» Available data

# # #

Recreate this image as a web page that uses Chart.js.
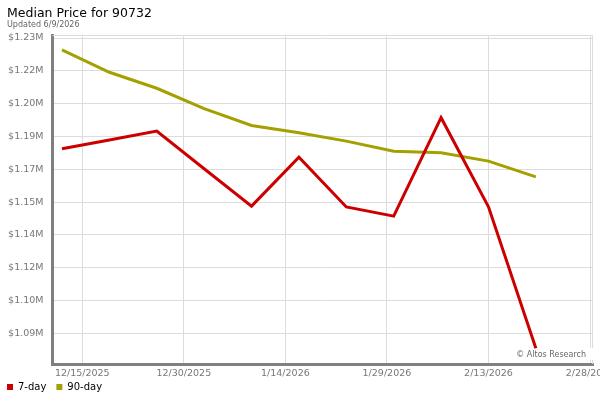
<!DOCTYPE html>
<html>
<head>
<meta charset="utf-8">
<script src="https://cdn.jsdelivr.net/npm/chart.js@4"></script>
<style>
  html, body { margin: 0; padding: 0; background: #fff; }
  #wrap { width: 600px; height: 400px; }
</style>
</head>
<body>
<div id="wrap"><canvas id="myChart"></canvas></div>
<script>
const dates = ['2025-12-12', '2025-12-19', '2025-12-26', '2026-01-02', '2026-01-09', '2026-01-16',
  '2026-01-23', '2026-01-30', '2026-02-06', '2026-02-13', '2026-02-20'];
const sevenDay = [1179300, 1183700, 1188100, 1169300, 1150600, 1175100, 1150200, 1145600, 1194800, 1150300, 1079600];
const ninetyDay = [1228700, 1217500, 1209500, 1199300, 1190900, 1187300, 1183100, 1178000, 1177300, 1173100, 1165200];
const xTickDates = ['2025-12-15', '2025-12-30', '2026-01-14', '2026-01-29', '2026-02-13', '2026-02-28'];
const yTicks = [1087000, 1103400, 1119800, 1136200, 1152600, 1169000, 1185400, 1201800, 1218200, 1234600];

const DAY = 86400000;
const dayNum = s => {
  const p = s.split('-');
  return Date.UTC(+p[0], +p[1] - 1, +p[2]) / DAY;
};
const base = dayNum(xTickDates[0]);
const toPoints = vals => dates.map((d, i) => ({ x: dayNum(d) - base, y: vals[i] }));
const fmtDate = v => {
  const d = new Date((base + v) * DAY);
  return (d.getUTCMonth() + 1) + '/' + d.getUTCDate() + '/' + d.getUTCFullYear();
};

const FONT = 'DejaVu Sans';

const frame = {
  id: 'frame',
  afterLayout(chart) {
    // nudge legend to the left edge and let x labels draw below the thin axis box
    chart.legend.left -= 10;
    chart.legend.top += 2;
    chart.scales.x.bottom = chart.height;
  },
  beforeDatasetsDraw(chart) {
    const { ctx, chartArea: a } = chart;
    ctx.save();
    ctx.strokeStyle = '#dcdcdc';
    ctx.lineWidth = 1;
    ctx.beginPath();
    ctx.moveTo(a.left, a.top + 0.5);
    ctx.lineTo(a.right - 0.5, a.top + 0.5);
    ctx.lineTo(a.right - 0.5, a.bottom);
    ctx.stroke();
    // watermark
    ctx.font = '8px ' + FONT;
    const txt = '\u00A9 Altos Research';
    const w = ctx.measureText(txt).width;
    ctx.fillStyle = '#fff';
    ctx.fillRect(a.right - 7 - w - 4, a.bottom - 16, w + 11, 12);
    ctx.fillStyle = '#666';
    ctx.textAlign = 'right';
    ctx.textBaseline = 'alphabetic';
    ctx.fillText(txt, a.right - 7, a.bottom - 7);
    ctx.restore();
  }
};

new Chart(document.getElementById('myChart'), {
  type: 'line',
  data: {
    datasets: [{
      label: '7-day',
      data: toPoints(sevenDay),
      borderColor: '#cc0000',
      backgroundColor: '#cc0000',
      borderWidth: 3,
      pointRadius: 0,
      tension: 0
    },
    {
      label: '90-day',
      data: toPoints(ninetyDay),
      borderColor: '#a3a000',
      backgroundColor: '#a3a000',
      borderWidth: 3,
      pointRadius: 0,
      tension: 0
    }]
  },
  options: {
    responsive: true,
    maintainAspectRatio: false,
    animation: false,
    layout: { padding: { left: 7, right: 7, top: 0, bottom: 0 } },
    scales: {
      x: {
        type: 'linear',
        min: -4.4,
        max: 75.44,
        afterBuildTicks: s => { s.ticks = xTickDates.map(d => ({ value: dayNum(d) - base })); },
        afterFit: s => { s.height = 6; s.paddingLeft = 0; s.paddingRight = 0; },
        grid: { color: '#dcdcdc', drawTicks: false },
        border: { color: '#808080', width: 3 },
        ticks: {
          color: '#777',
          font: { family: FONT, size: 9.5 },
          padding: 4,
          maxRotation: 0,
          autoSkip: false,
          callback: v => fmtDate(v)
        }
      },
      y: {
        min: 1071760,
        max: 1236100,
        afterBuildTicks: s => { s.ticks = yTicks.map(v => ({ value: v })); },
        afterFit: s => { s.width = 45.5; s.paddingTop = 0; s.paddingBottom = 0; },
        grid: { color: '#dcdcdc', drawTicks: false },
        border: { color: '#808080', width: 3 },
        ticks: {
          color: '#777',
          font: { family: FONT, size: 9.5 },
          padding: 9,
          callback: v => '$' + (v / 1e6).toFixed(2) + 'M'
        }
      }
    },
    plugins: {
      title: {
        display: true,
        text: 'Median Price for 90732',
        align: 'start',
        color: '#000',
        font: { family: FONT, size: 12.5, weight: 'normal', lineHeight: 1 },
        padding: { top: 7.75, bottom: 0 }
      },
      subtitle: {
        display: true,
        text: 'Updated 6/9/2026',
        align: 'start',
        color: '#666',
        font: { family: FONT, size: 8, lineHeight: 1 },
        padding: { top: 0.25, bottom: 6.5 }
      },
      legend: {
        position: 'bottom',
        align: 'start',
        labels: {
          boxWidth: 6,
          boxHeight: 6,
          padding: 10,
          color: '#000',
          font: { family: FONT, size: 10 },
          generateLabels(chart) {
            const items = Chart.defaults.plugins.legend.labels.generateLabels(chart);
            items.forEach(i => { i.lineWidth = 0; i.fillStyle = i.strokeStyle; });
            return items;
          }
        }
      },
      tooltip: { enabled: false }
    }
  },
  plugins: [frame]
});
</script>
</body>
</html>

# # #

» Work to be completed
Omit the pictures, then repeat exactly each line from the beginning of the listing through the line with "const FONT = 'DejaVu Sans';".

» The result
Recreate this image as a web page that uses Chart.js.
<!DOCTYPE html>
<html>
<head>
<meta charset="utf-8">
<script src="https://cdn.jsdelivr.net/npm/chart.js@4"></script>
<style>
  html, body { margin: 0; padding: 0; background: #fff; }
  #wrap { width: 600px; height: 400px; }
</style>
</head>
<body>
<div id="wrap"><canvas id="myChart"></canvas></div>
<script>
const dates = ['2025-12-12', '2025-12-19', '2025-12-26', '2026-01-02', '2026-01-09', '2026-01-16',
  '2026-01-23', '2026-01-30', '2026-02-06', '2026-02-13', '2026-02-20'];
const sevenDay = [1179300, 1183700, 1188100, 1169300, 1150600, 1175100, 1150200, 1145600, 1194800, 1150300, 1079600];
const ninetyDay = [1228700, 1217500, 1209500, 1199300, 1190900, 1187300, 1183100, 1178000, 1177300, 1173100, 1165200];
const xTickDates = ['2025-12-15', '2025-12-30', '2026-01-14', '2026-01-29', '2026-02-13', '2026-02-28'];
const yTicks = [1087000, 1103400, 1119800, 1136200, 1152600, 1169000, 1185400, 1201800, 1218200, 1234600];

const DAY = 86400000;
const dayNum = s => {
  const p = s.split('-');
  return Date.UTC(+p[0], +p[1] - 1, +p[2]) / DAY;
};
const base = dayNum(xTickDates[0]);
const toPoints = vals => dates.map((d, i) => ({ x: dayNum(d) - base, y: vals[i] }));
const fmtDate = v => {
  const d = new Date((base + v) * DAY);
  return (d.getUTCMonth() + 1) + '/' + d.getUTCDate() + '/' + d.getUTCFullYear();
};

const FONT = 'DejaVu Sans';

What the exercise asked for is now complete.